A slightly different meaning of the word -- and this is the one the authors have in mind -- is the collection of specific opinions held by a majority of the voters at a given time. A centrist strategy therefore gears its message to those views, which usually correspond inexactly to the views of either party and so are in a certain way "between them" -- in the center. The alternative to this strategy, which Galston and Kamarck reject, is to gear the message to the party "base," its true believers, while hoping somehow to add enough of the less committed voters to win. (These are the "undecided voters," or "swing voters," whose extremely vague or even clueless opinions are often sought around election time in respectful interviews on extremely boring television programs.)
Still another meaning of "the center" is conceivable. It's possible to imagine a truly substantive center comprising calm, reasonable people who, whether they are in a majority or not, reject the violent or insane views of others, defined as extreme. "Center," in this sense, would mean something like "moderate." For example, in Germany in the early 1930s, there were sensible people who were neither Communists nor Nazis. Unfortunately, they were in a minority, as election results showed, and so were not in the center in either of the two previously mentioned senses of the word. (The Nazis were technically in the political center at the time.)
The report's thesis about American politics today, backed by many charts and graphs, is that the party faithful are more polarized than before, meaning that both Republicans and Democrats are more likely to support their party's candidate no matter what. But in such a contest, self-professed "conservatives," who make up 34% of the vote, will beat self-professed "liberals," who make up only 21%. Therefore Democrats, instead of appealing to their fired-up but fatally slender base, must frame their message to please the large pool of self-styled "moderates," numbering 45%. The technicians of the Democratic Party no doubt will be arguing for the next couple of years about whether or not a centrist strategy is really the path to victory. Though the report's two Democratic authors do not want the Republicans to win, they in passing give them similar advice: abandon the fringe, cleave to the center. (In light of recent experience, however, that advice rings hollow. Win by appealing to the center? Is that how Bush won reelection in 2004?)

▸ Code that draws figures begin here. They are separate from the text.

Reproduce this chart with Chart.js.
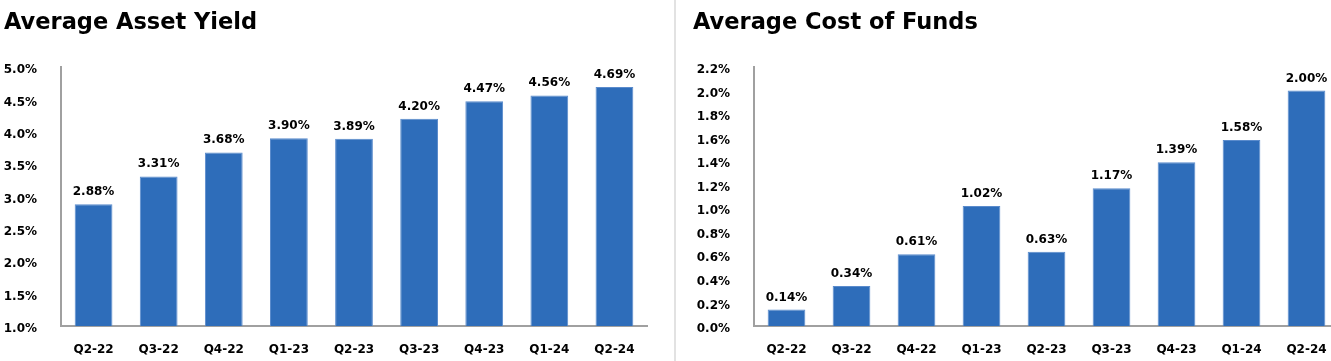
<!DOCTYPE html>
<html><head><meta charset="utf-8">
<script src="https://cdn.jsdelivr.net/npm/chart.js@4.4.1/dist/chart.umd.min.js"></script>
<style>
html,body{margin:0;padding:0;background:#fff;overflow:hidden;width:1331px;height:361px;position:relative;}
#c1{position:absolute;left:0;top:0;}
#c2{position:absolute;left:677px;top:0;}
#divider{position:absolute;left:674px;top:0;width:2px;height:361px;background:#e2e2e2;}
</style></head><body>
<canvas id="c1" width="675" height="361"></canvas>
<div id="divider"></div>
<canvas id="c2" width="670" height="361"></canvas>
<script>
const categories = ['Q2-22','Q3-22','Q4-22','Q1-23','Q2-23','Q3-23','Q4-23','Q1-24','Q2-24'];
const assetYield = [2.88, 3.31, 3.68, 3.90, 3.89, 4.20, 4.47, 4.56, 4.69];
const costOfFunds = [0.14, 0.34, 0.61, 1.02, 0.63, 1.17, 1.39, 1.58, 2.00];
const assetYieldTicks = [1.0, 1.5, 2.0, 2.5, 3.0, 3.5, 4.0, 4.5, 5.0];
const costOfFundsTicks = [0.0, 0.2, 0.4, 0.6, 0.8, 1.0, 1.2, 1.4, 1.6, 1.8, 2.0, 2.2];
const titleLeft = 'Average Asset Yield';
const titleRight = 'Average Cost of Funds';

const FONT = 'DejaVu Sans';
const barColor = '#2E6DBA';
const axisColor = '#a0a0a0';

const valueLabels = {
  id: 'valueLabels',
  afterDatasetsDraw(chart) {
    const ctx = chart.ctx;
    const meta = chart.getDatasetMeta(0);
    const vals = chart.data.datasets[0].data;
    ctx.save();
    ctx.font = 'bold 12px "' + FONT + '"';
    ctx.fillStyle = '#000';
    ctx.textAlign = 'center';
    ctx.textBaseline = 'alphabetic';
    meta.data.forEach((bar, i) => {
      ctx.fillText(vals[i].toFixed(2) + '%', bar.x, bar.y - 9);
    });
    ctx.restore();
  }
};

function makeChart(id, title, values, ticks, padLeft, padRight, yWidth) {
  return new Chart(document.getElementById(id), {
    type: 'bar',
    data: {
      labels: categories,
      datasets: [{
        data: values,
        backgroundColor: barColor,
        borderColor: '#5a8bcc',
        borderWidth: 1,
        categoryPercentage: 1,
        barPercentage: 0.58
      }]
    },
    options: {
      responsive: false,
      animation: false,
      events: [],
      layout: { padding: { left: padLeft, right: padRight, top: 0, bottom: 0 } },
      plugins: {
        legend: { display: false },
        tooltip: { enabled: false },
        title: {
          display: true, text: title, align: 'start', color: '#000',
          font: { family: FONT, size: 22.5, weight: 'bold', lineHeight: 1.2 },
          padding: { top: 10, bottom: 30 }
        }
      },
      scales: {
        x: {
          grid: { display: false, drawTicks: false },
          border: { display: true, color: axisColor, width: 2 },
          ticks: { color: '#000', font: { family: FONT, size: 12, weight: 'bold' }, padding: 17, maxRotation: 0 },
          afterFit(s) { s.height = 35; }
        },
        y: {
          min: ticks[0], max: ticks[ticks.length - 1],
          afterBuildTicks(s) { s.ticks = ticks.map(v => ({ value: v })); },
          grid: { display: false, drawTicks: false },
          border: { display: true, color: axisColor, width: 2 },
          ticks: {
            color: '#000', font: { family: FONT, size: 12, weight: 'bold' }, padding: 24, labelOffset: 3,
            callback: v => Number(v).toFixed(1) + '%'
          },
          afterFit(s) { s.width = yWidth; }
        }
      }
    },
    plugins: [valueLabels]
  });
}

makeChart('c1', titleLeft, assetYield, assetYieldTicks, 4, 28, 57);
makeChart('c2', titleRight, costOfFunds, costOfFundsTicks, 16, 8, 61);
</script>
</body></html>
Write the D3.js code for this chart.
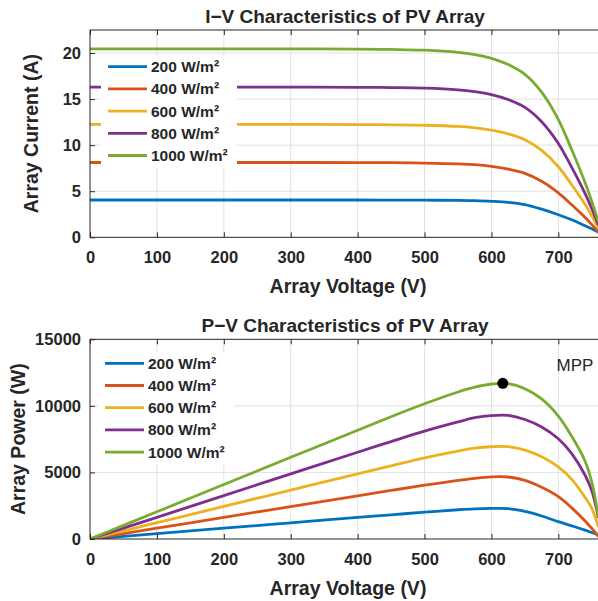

Another aspect of the report is worth mentioning: There is scarcely a word in it arguing that the specific policies of a centrist strategy would actually be beneficial for the United States of America or the world. One might suppose that by a marvelous coincidence, the authors' own views correspond exactly to a majority of the electorate. Or conceivably the authors have other views but tactically suppress them in the interest of party unity and victory. (Certainly, we find no sentence taking the form, "Though the public prefers X, we think Y would be the better course.") Or one might possibly argue that the authors are mere scientists, bound to deliver their objective findings regardless of their personal views. But in fact they step forward as advisers, warmly urging the course of action they define. For example, they write, "Democrats must emphasize the importance of the American military as a potential force for good in the world, and in so doing they need to engage 'Michael Moore Democrats,' who instinctively view American power as suspect."
But the basis for that advice is 100% political, and substantive argumentation is 100% lacking. There are thousands of words about such matters as decades of voting trends among married women or among Catholics, but almost none about any concrete instance in which the military should be employed. The advice to be militarily strong is kept studiously general. Consider the war in Iraq -- surely the most urgent issue for the country at the moment. Our authors utter no word for or against it. They do take John Kerry to task for having contradicted himself in the 2004 campaign, by first voting for the war and then voting against funding for the war. But they do not venture to say whether he should have resolved the contradiction by voting against the war or by voting for the funding. (For the record, I was heartbroken when he voted for the war, having hoped that this brave veteran of Vietnam, who with further bravery then opposed that war, would perform a like service opposing the even more disastrous Iraq War.)
Of course, it's hardly startling to discover political strategists scheming to win elections. The phenomenon is as old as democracy. But sixty-four-page reports publicly recommending, without a trace of substantive argumentation, a full-scale strategy for a political party is, I suggest, something new.
In one section the authors declare that the most important consideration for a candidate following their strategy is "the personality test." They explain, "Candidates who say only what they think others want to hear cannot display strength. Candidates who shift position on what should be matters of conviction cannot pass the integrity tests." To which one must add that in that case no politician who heeds their advice can display strength, for what is their entire report but a hugely sophisticated attempt to discern, from poll results going back a quarter-century, what it is that voters want to hear?
According to their own findings, anyone who takes their advice will lose, and will deserve to lose.